* start *
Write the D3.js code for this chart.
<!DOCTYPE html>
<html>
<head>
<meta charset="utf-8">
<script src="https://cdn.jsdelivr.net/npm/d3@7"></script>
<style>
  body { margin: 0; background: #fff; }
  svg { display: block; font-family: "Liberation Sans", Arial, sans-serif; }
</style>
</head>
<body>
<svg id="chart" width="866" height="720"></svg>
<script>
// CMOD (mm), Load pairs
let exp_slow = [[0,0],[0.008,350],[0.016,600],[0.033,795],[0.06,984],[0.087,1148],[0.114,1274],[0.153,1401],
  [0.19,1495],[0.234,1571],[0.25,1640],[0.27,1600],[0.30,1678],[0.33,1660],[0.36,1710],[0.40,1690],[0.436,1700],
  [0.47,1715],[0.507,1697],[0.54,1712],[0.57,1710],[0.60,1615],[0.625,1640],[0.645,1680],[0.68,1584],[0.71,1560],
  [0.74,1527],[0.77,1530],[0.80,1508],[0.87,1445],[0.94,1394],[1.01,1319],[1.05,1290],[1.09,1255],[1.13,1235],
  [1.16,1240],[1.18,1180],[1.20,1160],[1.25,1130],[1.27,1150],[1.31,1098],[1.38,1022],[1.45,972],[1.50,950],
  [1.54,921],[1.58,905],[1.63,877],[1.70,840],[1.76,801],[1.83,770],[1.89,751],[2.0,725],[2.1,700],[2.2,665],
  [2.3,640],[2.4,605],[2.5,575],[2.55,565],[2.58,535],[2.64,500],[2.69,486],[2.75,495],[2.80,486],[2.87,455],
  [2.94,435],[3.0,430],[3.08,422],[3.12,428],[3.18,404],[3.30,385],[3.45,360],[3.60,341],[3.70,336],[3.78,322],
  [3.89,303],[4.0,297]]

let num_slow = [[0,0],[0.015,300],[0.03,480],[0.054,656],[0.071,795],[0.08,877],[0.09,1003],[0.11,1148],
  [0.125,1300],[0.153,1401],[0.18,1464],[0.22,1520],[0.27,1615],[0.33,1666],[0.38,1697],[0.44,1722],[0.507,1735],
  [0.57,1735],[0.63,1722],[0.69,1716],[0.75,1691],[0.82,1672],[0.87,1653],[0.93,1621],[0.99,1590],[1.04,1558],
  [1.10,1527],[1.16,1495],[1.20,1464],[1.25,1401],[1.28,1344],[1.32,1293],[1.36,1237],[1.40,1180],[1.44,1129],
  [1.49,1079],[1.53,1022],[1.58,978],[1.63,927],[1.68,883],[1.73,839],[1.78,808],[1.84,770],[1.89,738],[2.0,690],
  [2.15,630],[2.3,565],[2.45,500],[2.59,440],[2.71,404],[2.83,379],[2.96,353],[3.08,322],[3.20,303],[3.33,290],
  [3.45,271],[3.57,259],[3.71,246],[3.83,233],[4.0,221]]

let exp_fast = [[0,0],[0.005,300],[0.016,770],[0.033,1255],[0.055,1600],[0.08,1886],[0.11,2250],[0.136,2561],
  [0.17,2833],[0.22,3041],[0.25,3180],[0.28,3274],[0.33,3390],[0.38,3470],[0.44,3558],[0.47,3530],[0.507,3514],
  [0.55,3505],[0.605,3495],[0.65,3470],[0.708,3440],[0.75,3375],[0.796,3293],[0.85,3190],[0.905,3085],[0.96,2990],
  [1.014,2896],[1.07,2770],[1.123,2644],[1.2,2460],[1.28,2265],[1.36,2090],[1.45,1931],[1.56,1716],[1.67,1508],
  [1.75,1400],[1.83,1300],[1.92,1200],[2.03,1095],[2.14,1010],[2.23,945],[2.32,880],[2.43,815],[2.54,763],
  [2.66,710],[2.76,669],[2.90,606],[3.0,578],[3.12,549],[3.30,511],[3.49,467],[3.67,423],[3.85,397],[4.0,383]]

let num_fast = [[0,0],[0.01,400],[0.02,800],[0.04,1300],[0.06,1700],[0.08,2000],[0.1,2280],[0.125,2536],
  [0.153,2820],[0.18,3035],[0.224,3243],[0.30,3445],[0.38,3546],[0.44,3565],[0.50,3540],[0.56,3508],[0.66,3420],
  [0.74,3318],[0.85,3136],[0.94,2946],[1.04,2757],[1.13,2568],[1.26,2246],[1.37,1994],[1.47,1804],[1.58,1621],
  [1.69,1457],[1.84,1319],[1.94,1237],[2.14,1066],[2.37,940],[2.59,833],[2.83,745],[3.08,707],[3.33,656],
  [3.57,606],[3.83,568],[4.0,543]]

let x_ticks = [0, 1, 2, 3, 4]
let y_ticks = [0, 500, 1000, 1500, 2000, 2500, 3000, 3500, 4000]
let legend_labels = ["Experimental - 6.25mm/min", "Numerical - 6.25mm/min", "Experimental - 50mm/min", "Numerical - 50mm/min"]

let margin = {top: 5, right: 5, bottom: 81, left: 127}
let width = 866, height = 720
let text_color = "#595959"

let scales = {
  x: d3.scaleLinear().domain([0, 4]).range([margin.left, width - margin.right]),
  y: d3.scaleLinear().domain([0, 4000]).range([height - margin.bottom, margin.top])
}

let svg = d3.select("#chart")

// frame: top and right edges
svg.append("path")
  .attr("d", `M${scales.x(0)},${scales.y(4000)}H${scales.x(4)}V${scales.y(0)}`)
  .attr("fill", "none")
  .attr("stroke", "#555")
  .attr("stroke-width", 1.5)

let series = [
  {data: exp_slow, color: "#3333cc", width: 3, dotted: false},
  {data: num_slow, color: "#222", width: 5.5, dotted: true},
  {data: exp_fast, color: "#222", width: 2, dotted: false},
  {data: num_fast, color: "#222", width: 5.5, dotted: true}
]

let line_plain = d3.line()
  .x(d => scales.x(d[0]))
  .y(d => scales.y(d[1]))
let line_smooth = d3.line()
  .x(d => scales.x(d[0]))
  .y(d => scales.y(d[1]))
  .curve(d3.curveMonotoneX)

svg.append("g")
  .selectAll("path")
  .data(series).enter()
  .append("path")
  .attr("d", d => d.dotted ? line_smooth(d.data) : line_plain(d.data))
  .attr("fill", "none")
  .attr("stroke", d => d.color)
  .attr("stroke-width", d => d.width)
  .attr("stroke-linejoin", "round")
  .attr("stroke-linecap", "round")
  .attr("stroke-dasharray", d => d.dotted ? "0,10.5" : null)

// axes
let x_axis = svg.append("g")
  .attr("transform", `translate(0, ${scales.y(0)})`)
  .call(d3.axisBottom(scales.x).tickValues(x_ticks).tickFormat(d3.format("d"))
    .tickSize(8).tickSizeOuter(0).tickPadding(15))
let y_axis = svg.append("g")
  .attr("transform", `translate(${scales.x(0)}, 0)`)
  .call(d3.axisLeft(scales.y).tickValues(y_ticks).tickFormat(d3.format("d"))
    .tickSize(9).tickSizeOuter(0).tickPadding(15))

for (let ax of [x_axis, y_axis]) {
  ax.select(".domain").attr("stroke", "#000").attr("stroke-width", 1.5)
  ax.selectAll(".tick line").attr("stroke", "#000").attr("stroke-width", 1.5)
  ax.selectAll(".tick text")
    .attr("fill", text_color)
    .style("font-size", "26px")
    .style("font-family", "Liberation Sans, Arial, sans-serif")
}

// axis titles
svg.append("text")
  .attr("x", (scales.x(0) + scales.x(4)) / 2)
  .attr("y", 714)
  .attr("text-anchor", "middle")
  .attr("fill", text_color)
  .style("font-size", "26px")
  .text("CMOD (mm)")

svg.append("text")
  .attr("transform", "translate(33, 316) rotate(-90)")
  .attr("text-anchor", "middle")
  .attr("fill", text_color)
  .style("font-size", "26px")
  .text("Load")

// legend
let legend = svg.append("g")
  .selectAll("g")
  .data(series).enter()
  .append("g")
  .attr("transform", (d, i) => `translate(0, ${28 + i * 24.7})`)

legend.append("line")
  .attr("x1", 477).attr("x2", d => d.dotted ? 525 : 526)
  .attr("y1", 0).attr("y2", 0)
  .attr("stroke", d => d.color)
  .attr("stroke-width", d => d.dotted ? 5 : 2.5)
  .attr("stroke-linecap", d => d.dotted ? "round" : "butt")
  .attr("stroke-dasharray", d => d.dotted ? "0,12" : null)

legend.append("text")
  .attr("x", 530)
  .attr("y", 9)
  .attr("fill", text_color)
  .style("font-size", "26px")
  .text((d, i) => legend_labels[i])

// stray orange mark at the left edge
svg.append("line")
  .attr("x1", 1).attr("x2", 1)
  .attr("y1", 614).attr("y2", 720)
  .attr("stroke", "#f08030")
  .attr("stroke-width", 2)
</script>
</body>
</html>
* end *
EXERCISE TASK: Gather up every line from the listing above in which the word "chart" occurs.

SOLVED PROBLEM:
Write the D3.js code for this chart.
<svg id="chart" width="866" height="720"></svg>
let svg = d3.select("#chart")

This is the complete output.